Take the time to teach them tracking, or to learn how to read scat,  for example- a skill that can both feed them and give them ample time to escape disaster.
Take the time to teach them to bird stalk-- not only because they will find in the birds a perpetual friendship that grows deep over time, but also because it can help them find shelter, listen for danger, and prepare for weather.
Take the time to teach them about the stillness of the mountaintop, the roar of the waves, the music of the forest. Let them hear nature talk so that they learn to quiet themselves.
Let them learn to sit and observe quietly, to return to the same places each day or week, or month and be greeted by the same friends in nature-- that tree or rock or stream or animal who, with the seasons, looks and acts differently to adapt to it's environment.
Teach them that to want to take an animal out of it's environment and make it a "pet" is the seedling of objectification-- one of the greatest evils of this world. More rewarding than a pet is a free, wild animal that loves you, and who you love. (Are you coming with me on that one? It is one of my favorite lessons that so many people seem to miss.)

It frustrates me to see children (and inexperienced adults!) rumbling around off-trail, touching things. Conservation of resources is an important lesson, as is stewardship, and rule-following for the good of all. People are perpetually "ruining it for others" with careless wandering through protected areas.

It is also dangerous. Here in the Carolinas 80% of what's "out there" will damage you, and I'm constantly amazed to see kids-- and parents-- wandering through poison ivy, over potential snake zones, and through dangerous spiderwebs. Children will get ticks, they will get ant bites, yes.
But by all means, teach them how to avoid  these things and don't just let them loose to learn through each injury. The results could be deadly.
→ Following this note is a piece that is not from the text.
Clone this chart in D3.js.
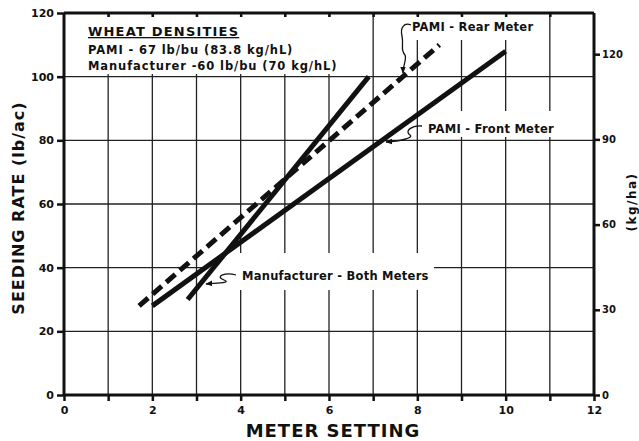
<!DOCTYPE html>
<meta charset="utf-8">
<script src="https://d3js.org/d3.v7.min.js"></script>
<style>
  body { margin: 0; background: #fff; }
  text { font-family: "DejaVu Sans", sans-serif; fill: #111; }
</style>
<div id="vis"></div>
<script>

// chart data
var xTicks = [0, 2, 4, 6, 8, 10, 12]
var yTicks = [0, 20, 40, 60, 80, 100, 120]
var kgTicks = [0, 30, 60, 90, 120]
var seriesNames = ["Manufacturer - Both Meters", "PAMI - Front Meter", "PAMI - Rear Meter"]
var manufacturer = [[2.8, 30], [6.9, 100]]
var pamiFront = [[2.0, 28], [10.0, 108]]
var pamiRear = [[1.7, 28], [8.5, 110]]
var densityTitle = "WHEAT DENSITIES"
var densityLines = ["PAMI - 67 lb/bu (83.8 kg/hL)", "Manufacturer -60 lb/bu (70 kg/hL)"]

var width = 639,
    height = 441,
    margin = {top: 13, right: 45, bottom: 46, left: 64}

var svg = d3.select("#vis")
  .append("svg")
    .attr("width", width)
    .attr("height", height)

var x = d3.scaleLinear().domain([0, 12]).range([margin.left, width - margin.right])
var y = d3.scaleLinear().domain([0, 120]).range([height - margin.bottom, margin.top])
// 1 lb/ac = 1.12085 kg/ha
var yKg = d3.scaleLinear().domain([0, 120 * 1.12085]).range(y.range())

// grid
svg.append("g")
  .selectAll("line")
  .data(d3.range(1, 12))
  .enter().append("line")
    .attr("x1", d => x(d)).attr("x2", d => x(d))
    .attr("y1", y(120)).attr("y2", y(0))
    .attr("stroke", "#222").attr("stroke-width", 1.3)

svg.append("g")
  .selectAll("line")
  .data(yTicks.slice(1, -1))
  .enter().append("line")
    .attr("x1", x(0)).attr("x2", x(12))
    .attr("y1", d => y(d)).attr("y2", d => y(d))
    .attr("stroke", "#222").attr("stroke-width", 1.3)

// white patches behind labels (they break the grid)
var patches = [[66, 17, 274, 57], [398, 16, 138, 24], [424, 111, 132, 26], [208, 253, 226, 37]]
svg.append("g")
  .selectAll("rect")
  .data(patches)
  .enter().append("rect")
    .attr("x", d => d[0]).attr("y", d => d[1])
    .attr("width", d => d[2]).attr("height", d => d[3])
    .attr("fill", "#fff")

// axes
var bottomAxis = d3.axisBottom(x).tickValues(d3.range(0, 13)).tickSize(6)
  .tickFormat(d => xTicks.indexOf(d) >= 0 ? d : "")
var gx = svg.append("g").attr("transform", "translate(0," + y(0) + ")").call(bottomAxis)

var leftAxis = d3.axisLeft(y).tickValues(yTicks).tickSize(7)
var gy = svg.append("g").attr("transform", "translate(" + x(0) + ",0)").call(leftAxis)

var rightAxis = d3.axisRight(yKg).tickValues(kgTicks).tickSize(6)
var gr = svg.append("g").attr("transform", "translate(" + x(12) + ",0)").call(rightAxis)

var topAxis = d3.axisTop(x).tickValues(d3.range(1, 12)).tickSize(-4).tickFormat("")
var gt = svg.append("g").attr("transform", "translate(0," + y(120) + ")").call(topAxis)

;[gx, gy, gr, gt].forEach(function(g) {
  g.select(".domain").attr("stroke", "#111").attr("stroke-width", 3)
  g.selectAll(".tick line").attr("stroke", "#111").attr("stroke-width", 2.5)
  g.selectAll(".tick text")
    .style("font-family", "DejaVu Sans").style("font-weight", "bold")
    .style("font-size", "11px").attr("fill", "#111")
})
gx.select(".domain").attr("d", "M" + x(0) + ",0H" + x(12))
gy.select(".domain").attr("d", "M0," + y(0) + "V" + y(120))
gr.select(".domain").attr("d", "M0," + y(0) + "V" + y(120))
gt.select(".domain").attr("d", "M" + x(0) + ",0H" + x(12))
gx.selectAll(".tick text").attr("dy", "0.9em")
gr.selectAll(".tick text").attr("x", 8).style("font-size", "10px")

// series
var line = d3.line().x(d => x(d[0])).y(d => y(d[1]))
var series = [
  {name: seriesNames[0], values: manufacturer, dash: null},
  {name: seriesNames[1], values: pamiFront, dash: null},
  {name: seriesNames[2], values: pamiRear, dash: "12,6"}
]
svg.append("g")
  .selectAll("path")
  .data(series)
  .enter().append("path")
    .attr("d", d => line(d.values))
    .attr("fill", "none")
    .attr("stroke", "#111")
    .attr("stroke-width", 5)
    .attr("stroke-dasharray", d => d.dash)

// annotations with leaders
svg.append("defs").append("marker")
    .attr("id", "arr").attr("viewBox", "0 0 10 10")
    .attr("refX", 9).attr("refY", 5)
    .attr("markerWidth", 7).attr("markerHeight", 7)
    .attr("markerUnits", "userSpaceOnUse")
    .attr("orient", "auto")
  .append("path").attr("d", "M0,1L10,5L0,9z").attr("fill", "#111")

var notes = [
  {text: seriesNames[2], tx: 412, ty: 31,
   lead: "M411,25 C404,22 400,28 402,36 C404,46 400,50 405,55 C407,60 403,64 403,73"},
  {text: seriesNames[1], tx: 428, ty: 133,
   lead: "M422,126 C412,125 404,131 410,135 C414,138 400,141 386,142"},
  {text: seriesNames[0], tx: 242, ty: 280,
   lead: "M236,275 C226,272 214,276 224,280 C232,283 216,283 206,284"}
]
notes.forEach(function(n) {
  svg.append("text").attr("x", n.tx).attr("y", n.ty)
    .style("font-size", "11.5px").style("font-weight", "bold")
    .style("letter-spacing", "0.25px").text(n.text)
  svg.append("path").attr("d", n.lead).attr("fill", "none")
    .attr("stroke", "#111").attr("stroke-width", 1.3).attr("marker-end", "url(#arr)")
})

// wheat density box
svg.append("text").attr("x", 88).attr("y", 36)
  .style("font-size", "13px").style("font-weight", "bold")
  .style("letter-spacing", "1.2px")
  .style("text-decoration", "underline").text(densityTitle)
densityLines.forEach(function(t, i) {
  svg.append("text").attr("x", 88).attr("y", 54 + i * 16)
    .style("font-size", "11.5px").style("font-weight", "bold")
    .style("letter-spacing", "0.9px").text(t)
})

// axis titles
svg.append("text")
  .attr("transform", "translate(24,208) rotate(-90)")
  .attr("text-anchor", "middle")
  .style("font-size", "16px").style("font-weight", "bold")
  .style("letter-spacing", "1px")
  .text("SEEDING RATE (lb/ac)")

svg.append("text")
  .attr("x", 333).attr("y", 437)
  .attr("text-anchor", "middle")
  .style("font-size", "18px").style("font-weight", "bold")
  .style("letter-spacing", "1px")
  .text("METER SETTING")

svg.append("text")
  .attr("transform", "translate(636,202) rotate(-90)")
  .attr("text-anchor", "middle")
  .style("font-size", "12px").style("font-weight", "bold")
  .style("letter-spacing", "1.5px")
  .text("(kg/ha)")

</script>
It also frustrates me to see children who have not been taught that nature did not create neat trails of concrete with porta-potties and water fountains placed at equal distances through the woods.
Many children hardly notice the difference between a pristine, protected and untouched field and a garden. Many children's only experience of nature is a weekly trip to the botanical gardens.
Take them to state parks and wild areas. From time to time, camp with them in sleeping bags far from campgrounds and folding chairs. Let them see the stars far from the city lights.

But.... "Leave no trace."

This is the motto of every bushcraft enthusiast and naturalist, and one it is our duty and responsibility to hand down to our children.. It is a lesson I seldom see being taught to children these days, even by park rangers. It is one the ancients handed down to us-- those precious ancients who in every country were chased out of their wildlands and into captivity and eventually into their own private hells by those who left a trace.
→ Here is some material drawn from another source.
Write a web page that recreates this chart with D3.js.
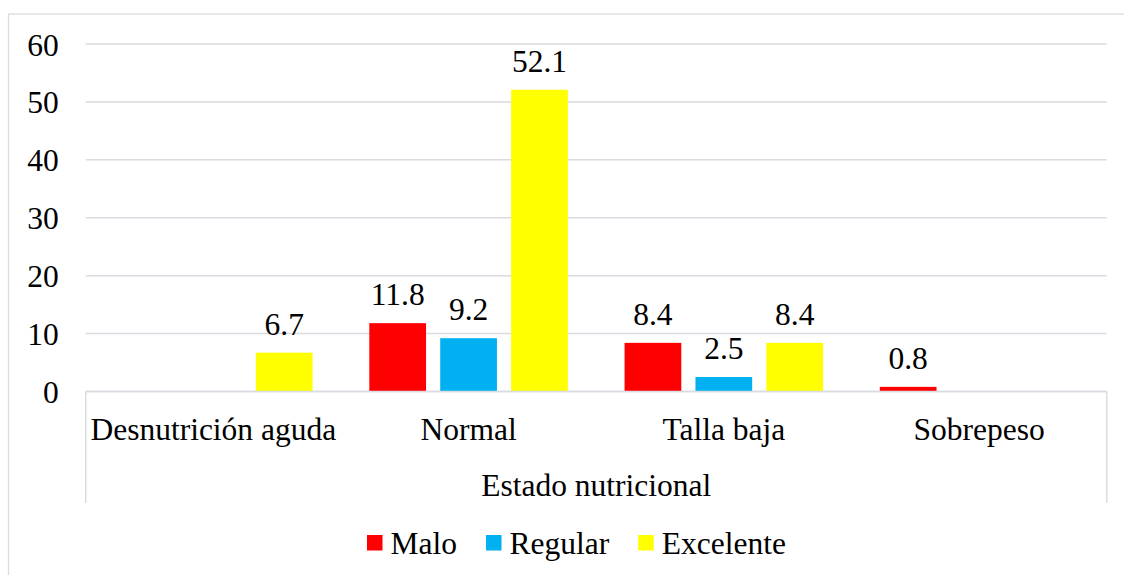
<!DOCTYPE html>
<html lang="es">
<head>
    <meta charset="UTF-8">
    <title>Estado nutricional</title>
    <script src="https://d3js.org/d3.v7.min.js"></script>
    <style>
        body { margin: 0; background: #fff; }
        text { font-family: "Liberation Serif", "Times New Roman", serif; fill: #000; }
    </style>
</head>
<body>
    <div id="chart"></div>

    <script>
        // datos
        const categories = ["Desnutrición aguda", "Normal", "Talla baja", "Sobrepeso"];
        const seriesNames = ["Malo", "Regular", "Excelente"];
        const malo = [null, 11.8, 8.4, 0.8];
        const regular = [null, 9.2, 2.5, null];
        const excelente = [6.7, 52.1, 8.4, null];
        const yTicks = [0, 10, 20, 30, 40, 50, 60];
        const axisTitle = "Estado nutricional";

        const colors = ["#ff0000", "#00b0f0", "#ffff00"];
        const values = [malo, regular, excelente];

        const width = 1124;
        const height = 575;
        const margin = { top: 44, right: 17.3, bottom: 183.5, left: 85.7 };
        const fontSize = 31.5;

        const svg = d3.select("#chart")
            .append("svg")
            .attr("width", width)
            .attr("height", height);

        // borde exterior
        svg.append("rect")
            .attr("x", 8.5)
            .attr("y", 14)
            .attr("width", width + 20)
            .attr("height", height + 20)
            .attr("fill", "none")
            .attr("stroke", "#d9dce1")
            .attr("stroke-width", 1.3);

        const x0 = d3.scaleBand()
            .domain(categories)
            .range([margin.left, width - margin.right]);

        const x1 = d3.scaleBand()
            .domain(seriesNames)
            .range([0, x0.bandwidth()])
            .paddingInner(0.2)
            .paddingOuter(0.4);

        const y = d3.scaleLinear()
            .domain([0, 60])
            .range([height - margin.bottom, margin.top]);

        // rejilla
        svg.append("g")
            .selectAll("line")
            .data(yTicks)
            .join("line")
            .attr("x1", margin.left)
            .attr("x2", width - margin.right)
            .attr("y1", d => y(d))
            .attr("y2", d => y(d))
            .attr("stroke", "#d9dce1")
            .attr("stroke-width", 1.5);

        // eje Y
        const yAxis = svg.append("g")
            .attr("transform", `translate(${margin.left - 27},0)`)
            .call(d3.axisLeft(y).tickValues(yTicks).tickSize(0).tickPadding(0));
        yAxis.select(".domain").remove();
        yAxis.selectAll("text")
            .style("font-size", fontSize + "px")
            .style("font-family", "'Liberation Serif', 'Times New Roman', serif")
            .attr("dy", "0.35em");

        // barras
        const groups = svg.append("g")
            .selectAll("g")
            .data(seriesNames.map((s, i) => ({ name: s, color: colors[i], vals: values[i] })))
            .join("g")
            .attr("fill", d => d.color);

        const barData = d => categories
            .map((c, j) => ({ cat: c, name: d.name, v: d.vals[j] }))
            .filter(e => e.v !== null);

        groups.selectAll("rect")
            .data(barData)
            .join("rect")
            .attr("x", d => x0(d.cat) + x1(d.name))
            .attr("y", d => y(d.v))
            .attr("width", x1.bandwidth())
            .attr("height", d => y(0) - y(d.v));

        // etiquetas de valor
        groups.selectAll("text")
            .data(barData)
            .join("text")
            .attr("x", d => x0(d.cat) + x1(d.name) + x1.bandwidth() / 2)
            .attr("y", d => y(d.v) - 18)
            .attr("text-anchor", "middle")
            .style("font-size", fontSize + "px")
            .text(d => d.v.toFixed(1));

        // eje X (categorías en dos niveles)
        const base = y(0);
        const axisG = svg.append("g");
        axisG.append("line")
            .attr("x1", margin.left).attr("x2", width - margin.right)
            .attr("y1", base).attr("y2", base)
            .attr("stroke", "#d9dce1").attr("stroke-width", 1.5);
        axisG.selectAll("line.edge")
            .data([margin.left, width - margin.right])
            .join("line")
            .attr("class", "edge")
            .attr("x1", d => d).attr("x2", d => d)
            .attr("y1", base).attr("y2", 503)
            .attr("stroke", "#d9dce1").attr("stroke-width", 1.5);

        axisG.selectAll("text.cat")
            .data(categories)
            .join("text")
            .attr("class", "cat")
            .attr("x", d => x0(d) + x0.bandwidth() / 2)
            .attr("y", 440)
            .attr("text-anchor", "middle")
            .style("font-size", fontSize + "px")
            .text(d => d);

        axisG.append("text")
            .attr("x", (margin.left + width - margin.right) / 2)
            .attr("y", 496)
            .attr("text-anchor", "middle")
            .style("font-size", fontSize + "px")
            .text(axisTitle);

        // leyenda
        const legend = svg.append("g").attr("transform", "translate(367,543)");
        let lx = 0;
        seriesNames.forEach((s, i) => {
            const item = legend.append("g").attr("transform", `translate(${lx},0)`);
            item.append("rect")
                .attr("x", 0).attr("y", -8)
                .attr("width", 15.5).attr("height", 15.5)
                .attr("fill", colors[i]);
            const t = item.append("text")
                .attr("x", 23.5)
                .attr("y", 0)
                .attr("dy", "0.35em")
                .style("font-size", fontSize + "px")
                .text(s);
            lx += 23.5 + t.node().getComputedTextLength() + 29;
        });
    </script>
</body>
</html>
"Leave no trace" ensures safety. It also ensures conservation of beauty, it ensures friendship with nature and also survival for future generations and for those around us now. "Leave no trace" is the essence of a relationship with nature, but because of the nature of Man it must be balanced with our primal call to "Forge a Path," a vocation which also cannot be ignored.
We are men, and not animals.
We will travel. We will discover. We will conquer. We will build. We will settle. It will be glorious! We will hopefully take only what we need, replace what we can, and live in friendship and harmony with that with which we can co-exist peacefully.
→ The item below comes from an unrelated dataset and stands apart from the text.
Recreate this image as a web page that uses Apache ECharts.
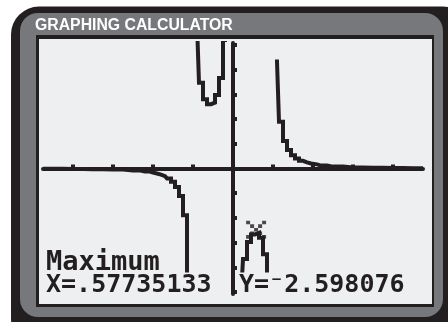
<!DOCTYPE html>
<html>
<head>
<meta charset="utf-8">
<script src="https://cdn.jsdelivr.net/npm/echarts@6/dist/echarts.min.js"></script>
<style>
  html, body { margin: 0; padding: 0; background: #ffffff; }
  #chart { width: 448px; height: 322px; }
</style>
</head>
<body>
<div id="chart"></div>
<script>
// ---- data: y = f(x) branches (TI sample points) ----
const leftBranchX  = [-4.7, -4.5, -4, -3.5, -3, -2.5, -2.2, -2, -1.9, -1.8, -1.7, -1.6, -1.5, -1.4, -1.3, -1.2, -1.1];
const leftBranchY  = [-0.0101, -0.0115, -0.0167, -0.0254, -0.0417, -0.0762, -0.118, -0.1667, -0.2017, -0.248, -0.311, -0.4006, -0.533, -0.744, -1.115, -1.894, -4.329];
const valleyX      = [-0.9, -0.8, -0.7, -0.6, -0.5, -0.4, -0.3, -0.2];
const valleyY      = [5.85, 3.47, 2.8, 2.604, 2.667, 2.976, 3.66, 5.2];
const peakX        = [0.2, 0.3, 0.4, 0.5, 0.6, 0.7, 0.8, 0.9];
const peakY        = [-5.2, -3.66, -2.976, -2.667, -2.604, -2.8, -3.47, -5.85];
const rightBranchX = [1.1, 1.2, 1.3, 1.4, 1.5, 1.6, 1.7, 1.8, 1.9, 2, 2.2, 2.5, 3, 3.5, 4, 4.5, 4.7];
const rightBranchY = [4.329, 1.894, 1.115, 0.744, 0.533, 0.4006, 0.311, 0.248, 0.2017, 0.1667, 0.118, 0.0762, 0.0417, 0.0254, 0.0167, 0.0115, 0.0101];
const cursorX = [0.57735133];
const cursorY = [-2.598076];
const xTicks = [-4, -3, -2, -1, 1, 2, 3, 4];
const yTicks = [-5, -4, -3, -2, -1, 1, 2, 3, 4, 5];
const titleText = 'GRAPHING CALCULATOR';
const line1 = 'Maximum';
const line2x = 'X=.57735133';
const line2y = 'Y=\u207B2.598076';

const INK = '#231f20';
const SCREEN = '#eeeff1';
const BEZEL = '#77787b';

function pairs(xs, ys) { return xs.map((x, i) => [x, ys[i]]); }
function curve(xs, ys) {
  return {
    type: 'line', data: pairs(xs, ys), showSymbol: false, clip: true, step: 'middle',
    lineStyle: { color: INK, width: 4, join: 'miter', cap: 'square' }, z: 3, silent: true, animation: false
  };
}

const chart = echarts.init(document.getElementById('chart'), null, { renderer: 'canvas' });
chart.setOption({
  animation: false,
  backgroundColor: '#ffffff',
  grid: { left: 43, right: 25, top: 43, bottom: 28 },
  xAxis: {
    type: 'value', min: -4.75, max: 4.75,
    axisLine: { onZero: true, lineStyle: { color: INK, width: 4 } },
    axisTick: { show: true, inside: true, length: 4, customValues: xTicks, lineStyle: { color: INK, width: 4 } },
    axisLabel: { show: false }, splitLine: { show: false }
  },
  yAxis: {
    type: 'value', min: -5.08, max: 5.08,
    axisLine: { onZero: true, lineStyle: { color: INK, width: 4 } },
    axisTick: { show: true, inside: true, length: 4, customValues: yTicks, lineStyle: { color: INK, width: 4 } },
    axisLabel: { show: false }, splitLine: { show: false }
  },
  series: [
    curve(leftBranchX, leftBranchY),
    curve(valleyX, valleyY),
    curve(peakX, peakY),
    curve(rightBranchX, rightBranchY),
    {
      type: 'scatter', data: pairs(cursorX, cursorY), z: 4, silent: true,
      symbol: 'path://M0,0h1v1h-1zM4,0h1v1h-1zM1,1h1v1h-1zM3,1h1v1h-1zM2,2h1v1h-1zM1,3h1v1h-1zM3,3h1v1h-1zM0,4h1v1h-1zM4,4h1v1h-1z',
      symbolSize: [20, 18], symbolOffset: [0, -3],
      itemStyle: { color: INK }
    }
  ],
  graphic: [
    { type: 'rect', z: -10, shape: { x: 11, y: 6.5, width: 460, height: 340, r: 28 }, style: { fill: INK } },
    { type: 'rect', z: -9, shape: { x: 20, y: 13, width: 423, height: 304, r: 18 }, style: { fill: BEZEL } },
    { type: 'rect', z: -8, shape: { x: 36, y: 35, width: 398, height: 272 }, style: { fill: INK } },
    { type: 'rect', z: -7, shape: { x: 39, y: 39, width: 393, height: 265 }, style: { fill: SCREEN } },
    { type: 'text', z: 10, style: { text: titleText, x: 35, y: 25.5, fill: '#ffffff',
        font: 'bold 15.8px "Liberation Sans", Arial, sans-serif', textVerticalAlign: 'middle' } },
    { type: 'text', z: 10, style: { text: line1, x: 46, y: 262.5, fill: INK, backgroundColor: SCREEN,
        font: 'bold 27px "DejaVu Sans Mono", monospace', textVerticalAlign: 'middle' } },
    { type: 'text', z: 10, style: { text: line2x, x: 46, y: 285, fill: INK, backgroundColor: SCREEN,
        font: 'bold 25px "DejaVu Sans Mono", monospace', textVerticalAlign: 'middle' } },
    { type: 'text', z: 10, style: { text: line2y, x: 239, y: 285, fill: INK, backgroundColor: SCREEN,
        font: 'bold 25px "DejaVu Sans Mono", monospace', textVerticalAlign: 'middle' } }
  ]
});
</script>
</body>
</html>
For me, the most important thing in life is to find balance, and spending time with children in nature is one of the best ways to teach this important lesson.
By all means-- let them play and explore! But never forget to teach them, to train them, to hand down the lessons of the ancients who came before us and successfully lived WITH nature. The world has enough disrespect, destruction, and thoughtlessness.

Put them in nature to give them a sense of wonder, awe, and humility.